On Monday last week, Nokia made public its departure from the mobile phone business, in which it had been a world leader since 1998. A 148-year-old household name in Finland, Nokia said it would sell its mobile phone business and patent portfolio to US-based Microsoft for 5.44 billion euros (US$7.18 billion), a major change for Nokia and shocking news for its 32,000 employees and the people of Finland.
The deal came on the heels of the company’s decision in December last year to sell and lease back its headquarters building to solve its cashflow problems, as well as the announcement the previous June that it would overhaul its global operations, including up to 10,000 job cuts, to halt mounting losses. Nokia briefly reigned supreme in the world’s mobile phone market, but, like Motorola and Kodak, it had a sharp reversal of fortunes after it became complacent.

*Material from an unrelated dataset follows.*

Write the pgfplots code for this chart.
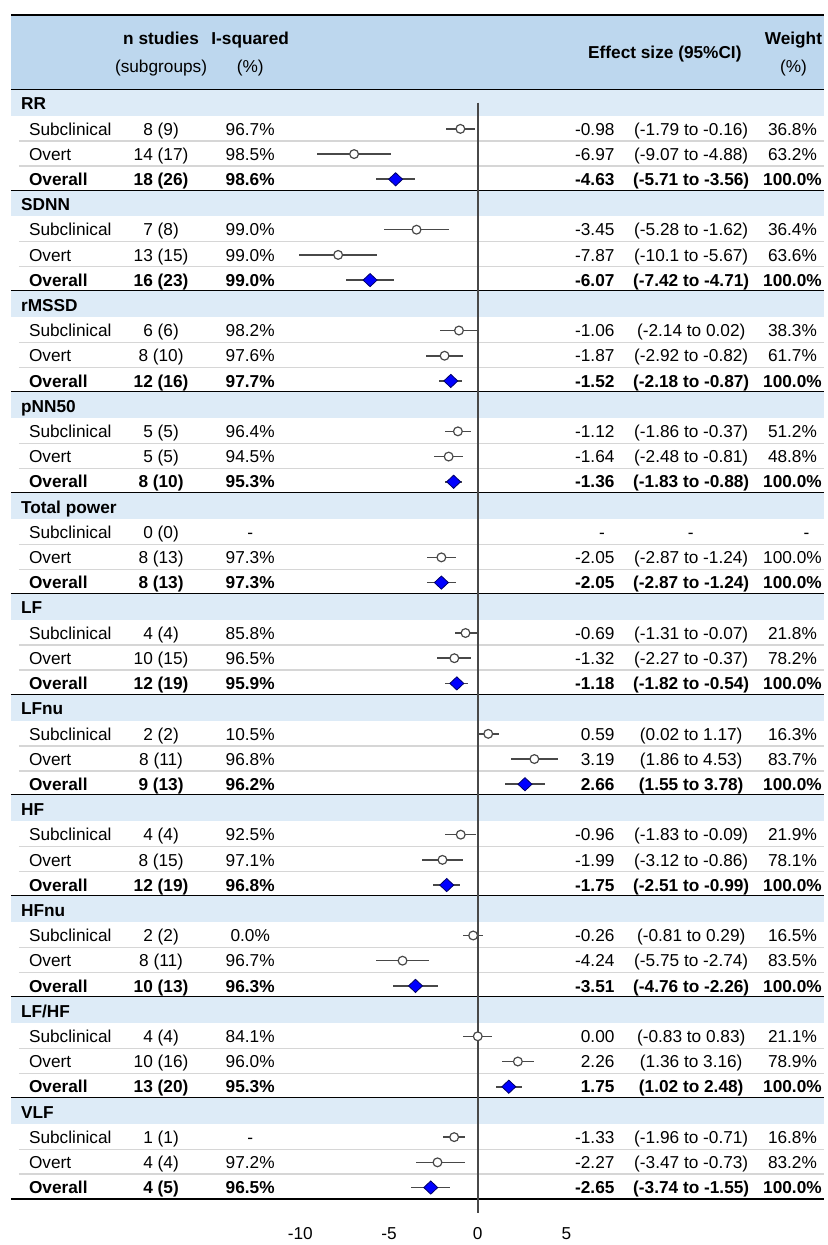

One implication from the Nokia-Microsoft deal — and also from other preceding megadeals among technology companies — is that the successive waves of innovation that have changed people’s lives have at the same time altered the ecosystem of the industry itself.
In the past, dominant players adored for their remarkable products and brilliant ideas could stay on top for decades, but nowadays big players are being challenged by shorter product lifespans and the harsh reality that successful products are no guarantee of lasting greatness.
Nokia’s demise has other implications for Taiwan, an economy that is highly dependent on the performance of its information technology, communications and electronics-related companies. Nokia provides a lesson to Taiwanese companies that nothing lasts forever and challenges are always on the horizon.
The nation has emerged as a global technology powerhouse in recent decades thanks to the development of companies such as Acer and Asustek in the personal computer business, HTC in the mobile phone industry and Taiwan Semiconductor Manufacturing Co in the wafer foundry field. However, without continued innovation and value creation, how long can these companies stay profitable in the face of intensifying competition from their Chinese and South Korean rivals?
Although the glories of Acer and HTC have faded faster than expected amid poor financial results and declining market shares in recent quarters, there is no need for the government to rush to their aid. Rather, the government should strive to improve the business environment for local industries, develop vision to nurture emerging industries and prevent the economy from derailing.
The Nokia case should remind the government that it must work harder to transform the nation’s industrial structure. There is no doubt that the export contributions made by the information-technology, communications and electronics industries are an important asset to the economy, but it is dangerous to rely on only a few companies for economic success. Failing to diversify exports beyond these industries will have negative repercussions on the economy in the long term.